This study was reported in the British Telegraph Newspaper.  They listed it as embryonic stem cells from a female human embryo - they are likely wrong - as I read the report it appears to be cells isolated from an adult female human bone marrow

This same group from Newcastle University led by Prof. Karim Nayernia reported last year that they had made a sperm from the bone marrow of an adult man.  I reported on this research in my previous post Babies Without Men and how it opened the possibility of making sperm from a female and creating a female-female baby.  The details of the original project, ethical and genetic risks  and  heated (and sometimes nasty) debate on lesbian-lesbian parenthood are here.

He now reports that he has repeated the experiment and made the sperm from the marrow cells of a female.  The work has not yet been published not subjected to peer review. 

I previously reported that I think there is a ticking genetic time bomb here due to imprinting errors.  The genes that come from your mother and father are in some cases marked as such genetically and one copy may be shut off.  In some cases only the gene from mom is active in others only the one from dad.  This new process may mess with this system – and imprinting errors are known to cause genetic diseases in some cases.  In fact, the telegraph reports of some “problems”

Prof Nayernia showed the potential of the method in 2006, when he used sperm derived from male embryonic stem cells to fertilise mice to produce seven pups, six of which lived to adulthood, though the survivors did suffer problems.

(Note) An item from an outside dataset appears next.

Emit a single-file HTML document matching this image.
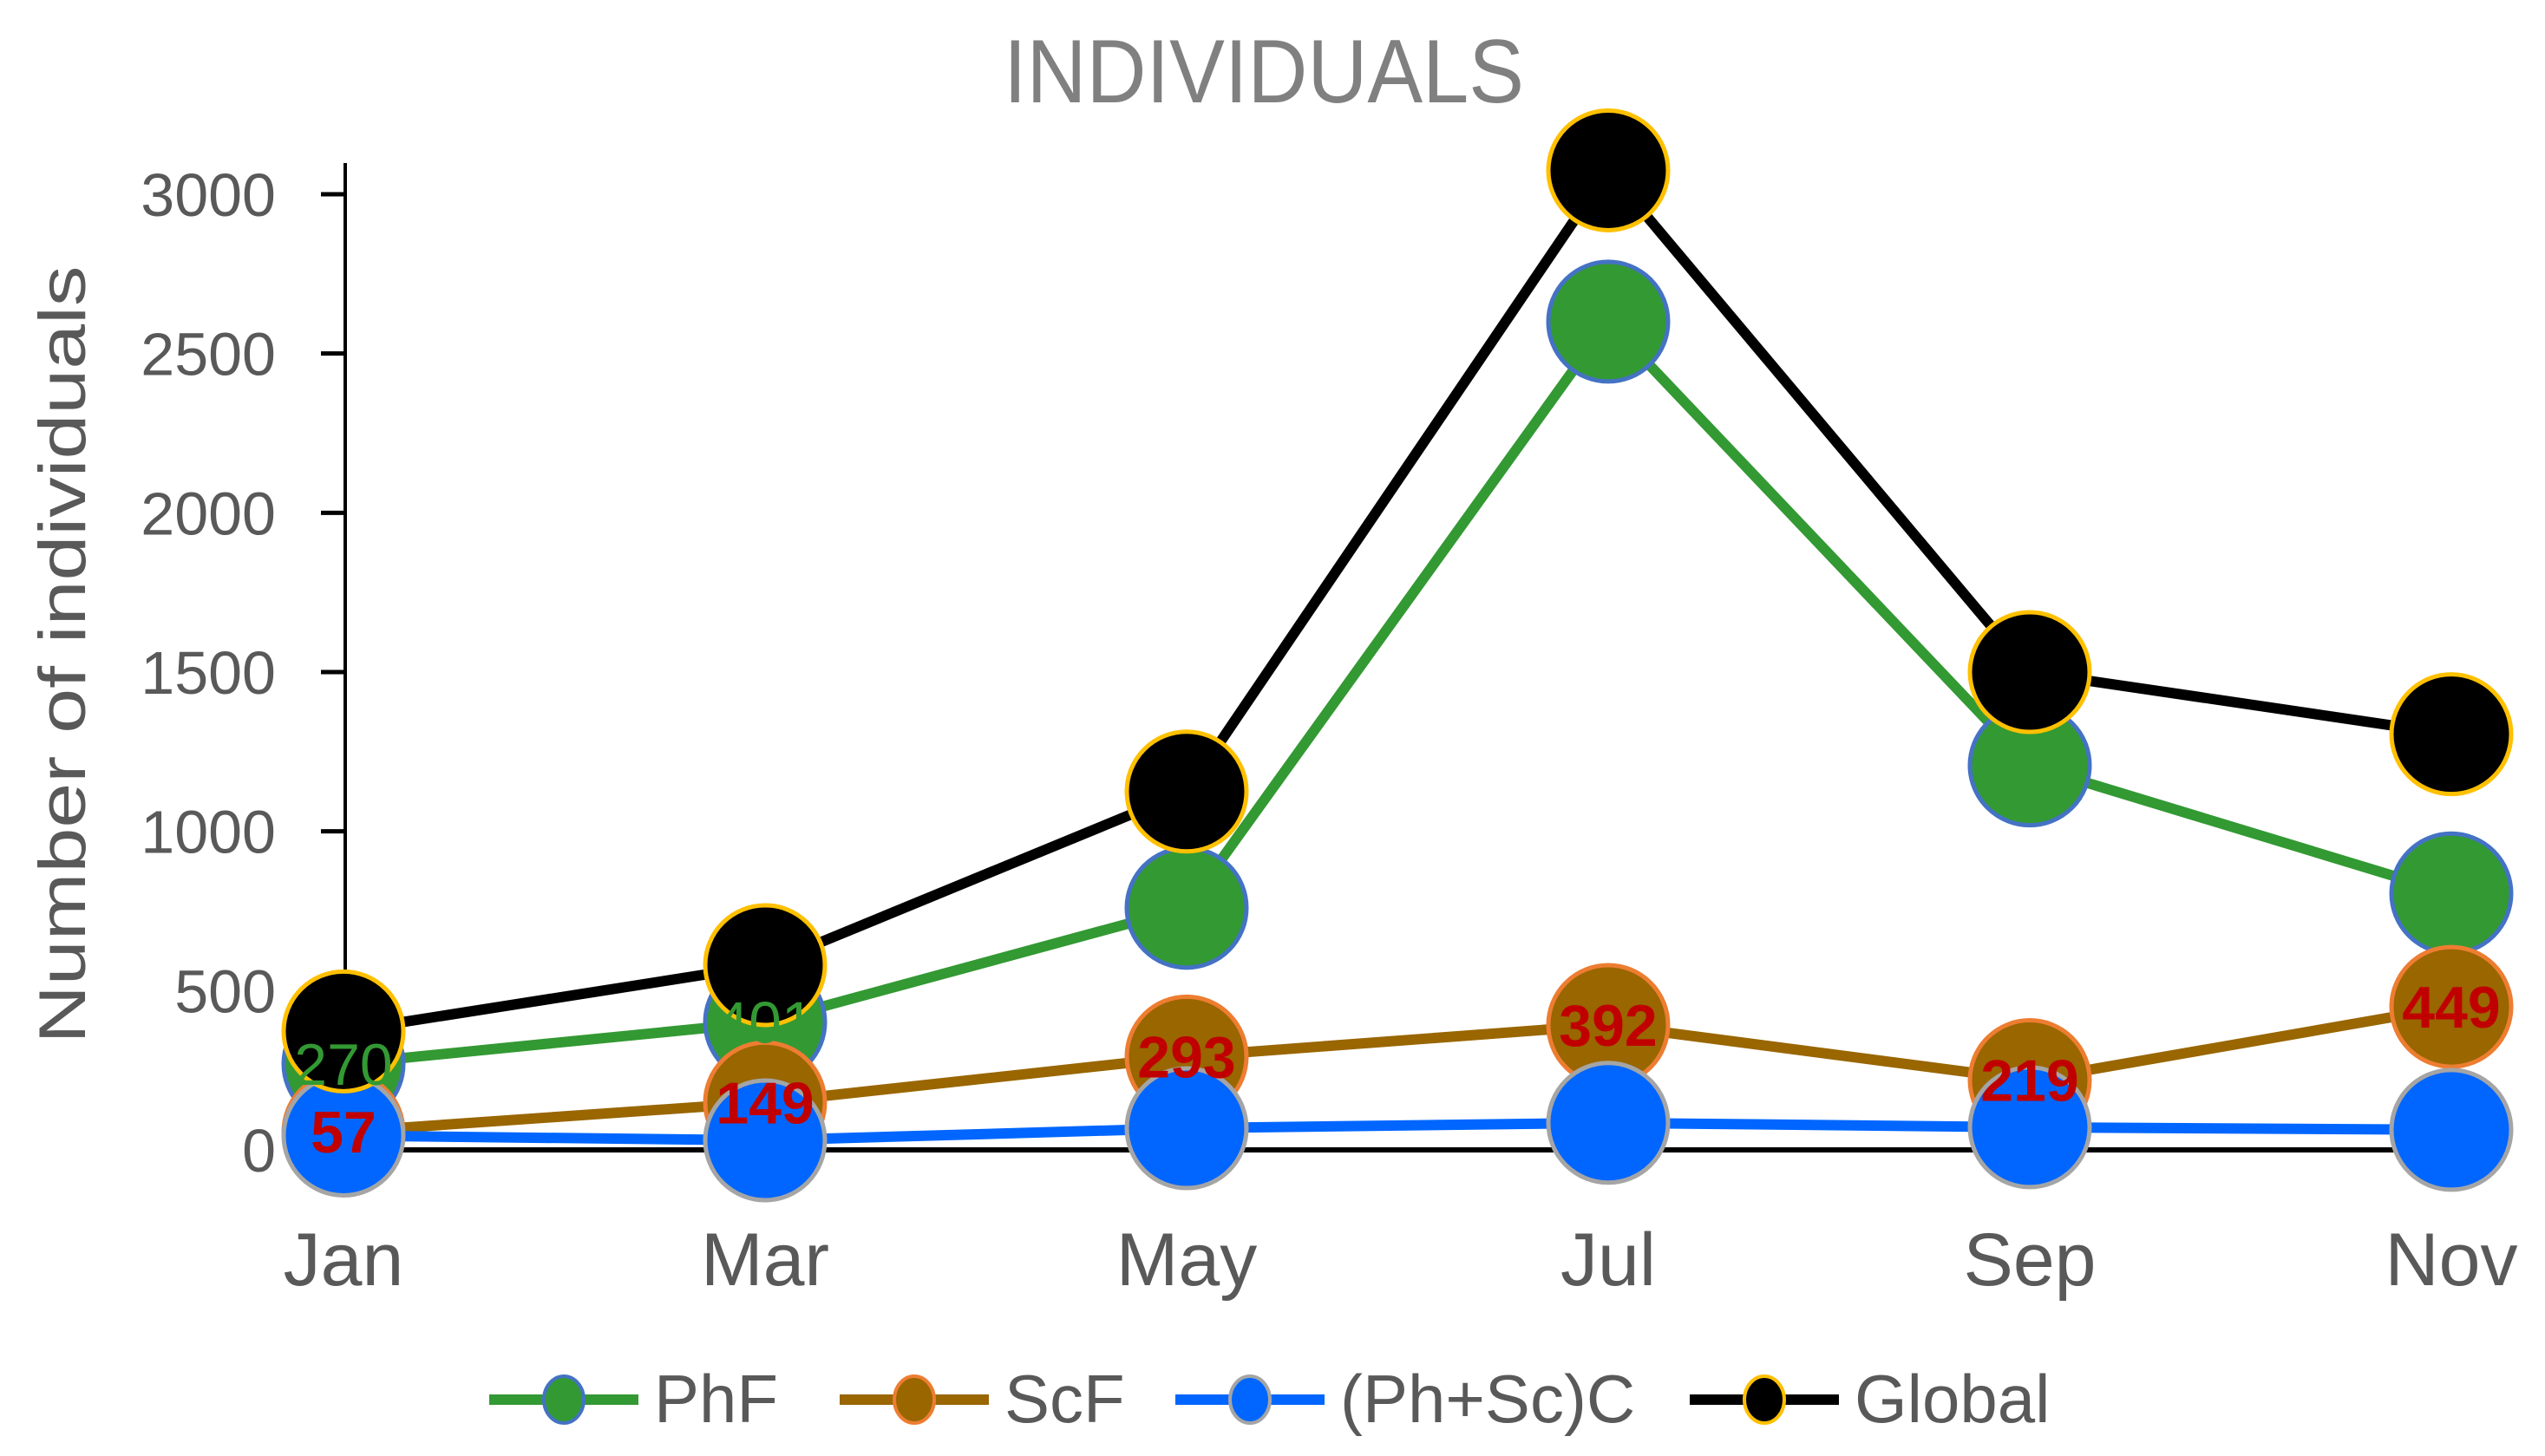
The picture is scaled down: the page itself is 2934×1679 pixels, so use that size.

They also report it could be used to make eggs from a gay man’s cells “a gay man to donate skin cells that could be used to make eggs, which could then be fertilised by his partner’s sperm and placed into the uterus of a surrogate mother.”

While they also report he is seeking permission to create a baby in this way, the UK is very restrictive on new reproductive technologies.  They have a law- the 1990 Human Fertilisation and Embryology Act- that restricts what can and cannot be done.